Whit Stillman’s films to date have been populated by measured, mannered, often upper class folks jostling for position as they climb the rungs of society. Withering looks, poisonous tongues, expert manipulation and brutal betrayal propel efforts such as The Last Days of Disco, so it comes as little surprise that Stillman proves adept at a comic Jane Austen adaptation here with Love and Friendship.
After her turn as a captivatingly awful human being to watch in Last Days, Kate Beckinsale’s casting here is inescapably, wonderfully, similar. As Lady Susan, she’s all about preserving outward appearances while bending others to her will, secretly breaking the rules of social convention as she simultaneously uses them to manipulate events to her satisfaction.
While the plot may hinge on sex, romance, and marriage, there’s precious little of it on screen. Instead of the longing glances, blossoming of true love, and its consummation that one may expect, Stillman elects to focus on whip-smart dialogue, and the Machiavellian manoeuvrings of Lady Susan. Barely a line of her dialogue doesn’t bring a chuckle, be it through a backhanded compliment, cutting remark, or bold untruth. While my chuckle count may have reached into the dozens, this is absolutely not a belly laugh picture (though the same can also be said of some recent contemporary comedies).
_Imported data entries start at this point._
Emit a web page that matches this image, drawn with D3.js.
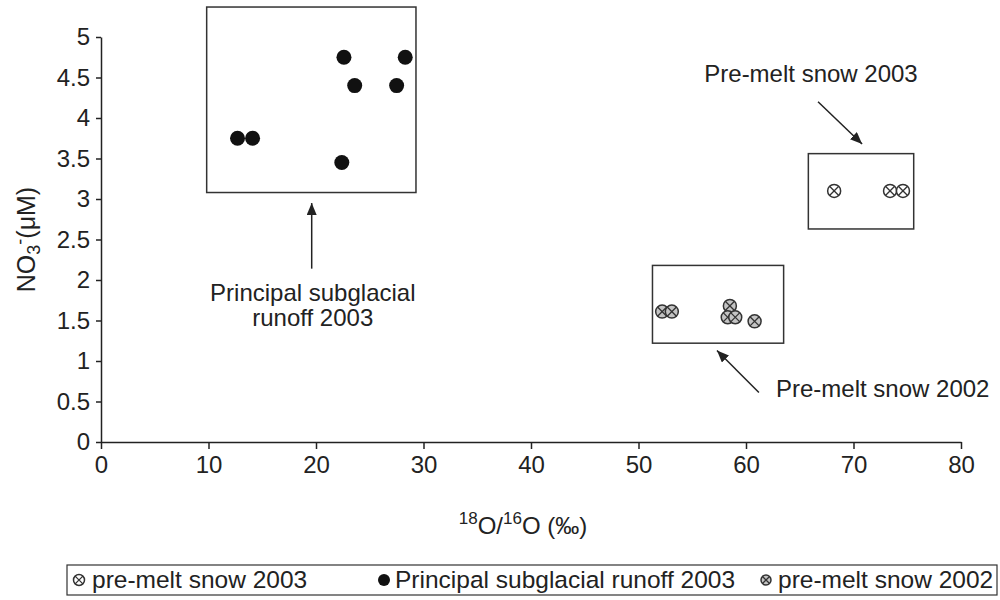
<!DOCTYPE html>
<html>
<head>
<meta charset="utf-8">
<script src="https://cdn.jsdelivr.net/npm/d3@7"></script>
<style>
  body { margin: 0; background: #fff; }
  text { font-family: "Liberation Sans", Arial, sans-serif; fill: #222; }
</style>
</head>
<body>
<div id="chart"></div>
<script>
// values
const runoffX = [12.7, 14.1, 22.6, 28.3, 23.6, 27.5, 22.4];
const runoffY = [3.75, 3.75, 4.75, 4.75, 4.4, 4.4, 3.45];
const snow2002X = [52.2, 53.1, 58.5, 58.3, 59.0, 60.8];
const snow2002Y = [1.61, 1.61, 1.68, 1.54, 1.54, 1.49];
const snow2003X = [68.2, 73.4, 74.6];
const snow2003Y = [3.1, 3.1, 3.1];

const xTicks = [0, 10, 20, 30, 40, 50, 60, 70, 80];
const yTicks = [0, 0.5, 1, 1.5, 2, 2.5, 3, 3.5, 4, 4.5, 5];

// group frames drawn around each cluster (data units)
const boxX0 = [9.83, 51.3, 65.8];
const boxX1 = [29.3, 63.5, 75.6];
const boxY0 = [3.08, 1.22, 2.63];
const boxY1 = [5.37, 2.18, 3.56];

const legendLabels = ["pre-melt snow 2003", "Principal subglacial runoff 2003", "pre-melt snow 2002"];

const width = 1000, height = 600;
const margin = {top: 37, right: 39, bottom: 158, left: 101};

const svg = d3.select("#chart").append("svg")
    .attr("width", width)
    .attr("height", height);

const x = d3.scaleLinear().domain([0, 80]).range([margin.left, width - margin.right]);
const y = d3.scaleLinear().domain([0, 5]).range([height - margin.bottom, margin.top]);

svg.append("defs").append("marker")
    .attr("id", "head")
    .attr("viewBox", "0 0 12 10")
    .attr("refX", 12).attr("refY", 5)
    .attr("markerWidth", 12).attr("markerHeight", 10)
    .attr("markerUnits", "userSpaceOnUse")
    .attr("orient", "auto")
  .append("path")
    .attr("d", "M0,0 L12,5 L0,10 z")
    .attr("fill", "#222");

// axes
const xAxis = svg.append("g")
    .attr("transform", "translate(0," + y(0) + ")")
    .call(d3.axisBottom(x).tickValues(xTicks).tickSize(7).tickPadding(7).tickSizeOuter(0));
const yAxis = svg.append("g")
    .attr("transform", "translate(" + x(0) + ",0)")
    .call(d3.axisLeft(y).tickValues(yTicks).tickFormat(d3.format("~g")).tickSize(5).tickPadding(6).tickSizeOuter(0));

[xAxis, yAxis].forEach(function(g) {
    g.selectAll("path, line").attr("stroke", "#222").attr("stroke-width", 1.5);
    g.selectAll("text").attr("font-size", 24).attr("fill", "#222")
        .attr("font-family", "'Liberation Sans', Arial, sans-serif");
});

// axis titles
const yTitle = svg.append("text")
    .attr("transform", "translate(35," + y(2.5) + ") rotate(-90)")
    .attr("text-anchor", "middle")
    .attr("font-size", 25);
yTitle.append("tspan").text("NO");
yTitle.append("tspan").attr("font-size", 18).attr("dy", 5).text("3");
yTitle.append("tspan").attr("font-size", 18).attr("dy", -14).text("-");
yTitle.append("tspan").attr("dy", 9).text("(μM)");

const xTitle = svg.append("text")
    .attr("x", 523).attr("y", 534)
    .attr("text-anchor", "middle")
    .attr("font-size", 24);
xTitle.append("tspan").attr("font-size", 17).attr("dy", -10).text("18");
xTitle.append("tspan").attr("dy", 10).text("O/");
xTitle.append("tspan").attr("font-size", 17).attr("dy", -10).text("16");
xTitle.append("tspan").attr("dy", 10).text("O (‰)");

// cluster frames
svg.append("g").selectAll("rect")
    .data(boxX0)
    .enter()
    .append("rect")
    .attr("x", function(d) { return x(d); })
    .attr("y", function(d, i) { return y(boxY1[i]); })
    .attr("width", function(d, i) { return x(boxX1[i]) - x(d); })
    .attr("height", function(d, i) { return y(boxY0[i]) - y(boxY1[i]); })
    .attr("fill", "none")
    .attr("stroke", "#333")
    .attr("stroke-width", 1.5);

// crossed-circle marker
function crossMarker(g, cx, cy, r, fill) {
    const k = r * 0.707;
    g.append("circle").attr("cx", cx).attr("cy", cy).attr("r", r)
        .attr("fill", fill).attr("stroke", "#333").attr("stroke-width", 1.5);
    g.append("path")
        .attr("d", "M" + (cx - k) + "," + (cy - k) + "L" + (cx + k) + "," + (cy + k) +
                   "M" + (cx - k) + "," + (cy + k) + "L" + (cx + k) + "," + (cy - k))
        .attr("stroke", "#333").attr("stroke-width", 1.3);
}

const pts = svg.append("g");
runoffX.forEach(function(d, i) {
    pts.append("circle").attr("cx", x(d)).attr("cy", y(runoffY[i])).attr("r", 7.5).attr("fill", "#111");
});
snow2002X.forEach(function(d, i) {
    crossMarker(pts, x(d), y(snow2002Y[i]), 6.5, "#c4c4c4");
});
snow2003X.forEach(function(d, i) {
    crossMarker(pts, x(d), y(snow2003Y[i]), 6.5, "#fff");
});

// annotations
function arrow(x1, y1, x2, y2) {
    svg.append("line")
        .attr("x1", x(x1)).attr("y1", y(y1)).attr("x2", x(x2)).attr("y2", y(y2))
        .attr("stroke", "#222").attr("stroke-width", 1.5)
        .attr("marker-end", "url(#head)");
}
arrow(19.6, 2.14, 19.6, 2.95);
arrow(66.7, 4.2, 70.8, 3.68);
arrow(61.2, 0.61, 57.3, 1.13);

svg.append("text").attr("x", x(19.7)).attr("y", 301).attr("text-anchor", "middle")
    .attr("font-size", 24).text("Principal subglacial");
svg.append("text").attr("x", x(19.7)).attr("y", 326).attr("text-anchor", "middle")
    .attr("font-size", 24).text("runoff 2003");
svg.append("text").attr("x", 811).attr("y", 82).attr("text-anchor", "middle")
    .attr("font-size", 24).text("Pre-melt snow 2003");
svg.append("text").attr("x", 776).attr("y", 397)
    .attr("font-size", 24).text("Pre-melt snow 2002");

// legend
const legend = svg.append("g");
legend.append("rect")
    .attr("x", 67).attr("y", 565).attr("width", 930).attr("height", 30)
    .attr("fill", "none").attr("stroke", "#333").attr("stroke-width", 1.2);
const legendIconX = [79, 384, 766];
const legendTextX = [92, 395, 778];
crossMarker(legend, legendIconX[0], 580, 5.5, "#fff");
legend.append("circle").attr("cx", legendIconX[1]).attr("cy", 580).attr("r", 6).attr("fill", "#111");
crossMarker(legend, legendIconX[2], 580, 5, "#c4c4c4");
legendLabels.forEach(function(d, i) {
    legend.append("text").attr("x", legendTextX[i]).attr("y", 588)
        .attr("font-size", 24.5).text(d);
});
</script>
</body>
</html>
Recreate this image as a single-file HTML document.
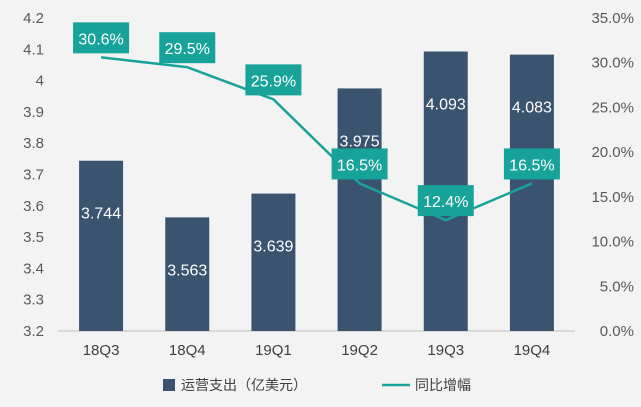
<!DOCTYPE html>
<html><head><meta charset="utf-8">
<style>
html,body{margin:0;padding:0;background:#f3f3f3;}
svg{display:block;font-family:"Liberation Sans","Noto Sans CJK SC",sans-serif;}
</style></head>
<body>
<svg id="chart" width="641" height="407" viewBox="0 0 641 407" xmlns="http://www.w3.org/2000/svg">
<rect width="641" height="407" fill="#f3f3f3"/>
<g id="g"></g>
<g>
<rect x="163" y="379" width="12" height="12" fill="#3a5470"/>
<text x="181" y="390" font-size="14" fill="#404040">运营支出（亿美元）</text>
<line x1="382" y1="385" x2="410" y2="385" stroke="#17a399" stroke-width="2.5"/>
<text x="415" y="390" font-size="14" fill="#404040">同比增幅</text>
</g>
</svg>
<script>
const categories=["18Q3","18Q4","19Q1","19Q2","19Q3","19Q4"];
const expenses=[3.744,3.563,3.639,3.975,4.093,4.083];
const growth=[30.6,29.5,25.9,16.5,12.4,16.5];
const leftTicks=["3.2","3.3","3.4","3.5","3.6","3.7","3.8","3.9","4","4.1","4.2"];
const rightTicks=["0.0%","5.0%","10.0%","15.0%","20.0%","25.0%","30.0%","35.0%"];

const NS="http://www.w3.org/2000/svg";
const gRoot=document.getElementById('g');
const plotTop=18,plotBot=331,plotLeft=58,plotRight=575;
const yL=v=>plotBot-(v-3.2)/1.0*(plotBot-plotTop);
const yR=v=>plotBot-v/35*(plotBot-plotTop);
const band=(plotRight-plotLeft)/categories.length;
const xC=i=>plotLeft+band*(i+0.5);
function mk(tag,attrs,txt){const e=document.createElementNS(NS,tag);for(const k in attrs)e.setAttribute(k,attrs[k]);if(txt!==undefined)e.textContent=txt;gRoot.appendChild(e);return e;}

leftTicks.forEach(t=>{
  const e=mk('text',{x:44,y:yL(parseFloat(t))+5,'text-anchor':'end','font-size':15,fill:'#595959'},t);
  
  
});
rightTicks.forEach(t=>{
  const e=mk('text',{x:634,y:yR(parseFloat(t))+5,'text-anchor':'end','font-size':15,fill:'#595959'},t);
  
  
});
const ax=mk('line',{x1:plotLeft,y1:plotBot,x2:plotRight,y2:plotBot,stroke:'#bfbfbf','stroke-width':1});



categories.forEach((c,i)=>{
  const x=xC(i),y=yL(expenses[i]);
  const h=plotBot-y;
  const b=mk('rect',{x:x-22,y:y,width:44,height:h,fill:'#3a5470'});
  
  
  const l=mk('text',{x:x,y:y+52+6,'text-anchor':'middle','font-size':16,fill:'#ffffff'},expenses[i].toFixed(3));
  
  
  const xl=mk('text',{x:x,y:plotBot+24,'text-anchor':'middle','font-size':15,fill:'#404040'},c);
  
  
});

const pts=growth.map((v,i)=>xC(i)+','+yR(v)).join(' ');
const pl=mk('polyline',{points:pts,fill:'none',stroke:'#17a399','stroke-width':2.5});



growth.forEach((v,i)=>{
  const x=xC(i),y=yR(v);
  const r=mk('rect',{x:x-28,y:y-35,width:56,height:31,fill:'#17a399'});
  
  
  const t=mk('text',{x:x,y:y-13,'text-anchor':'middle','font-size':16,fill:'#ffffff'},v.toFixed(1)+'%');
  
  
});
</script>
</body></html>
While it might not boast wonderful cinematography or signs of an extravagant budget, Love and Friendship is nevertheless a welcome departure from generic period adaptations. Beyond Beckinsale, there’s an excellent cast including her Last Days co-star Chloë Sevigny and hilariously gormless Tom Bennett, whose character Sir James Martin is one of the most amusingly dimwitted screen characters for a while. Stillman, Beckinsale, and Austen really share the honours here, though, in this witty, watchable, film.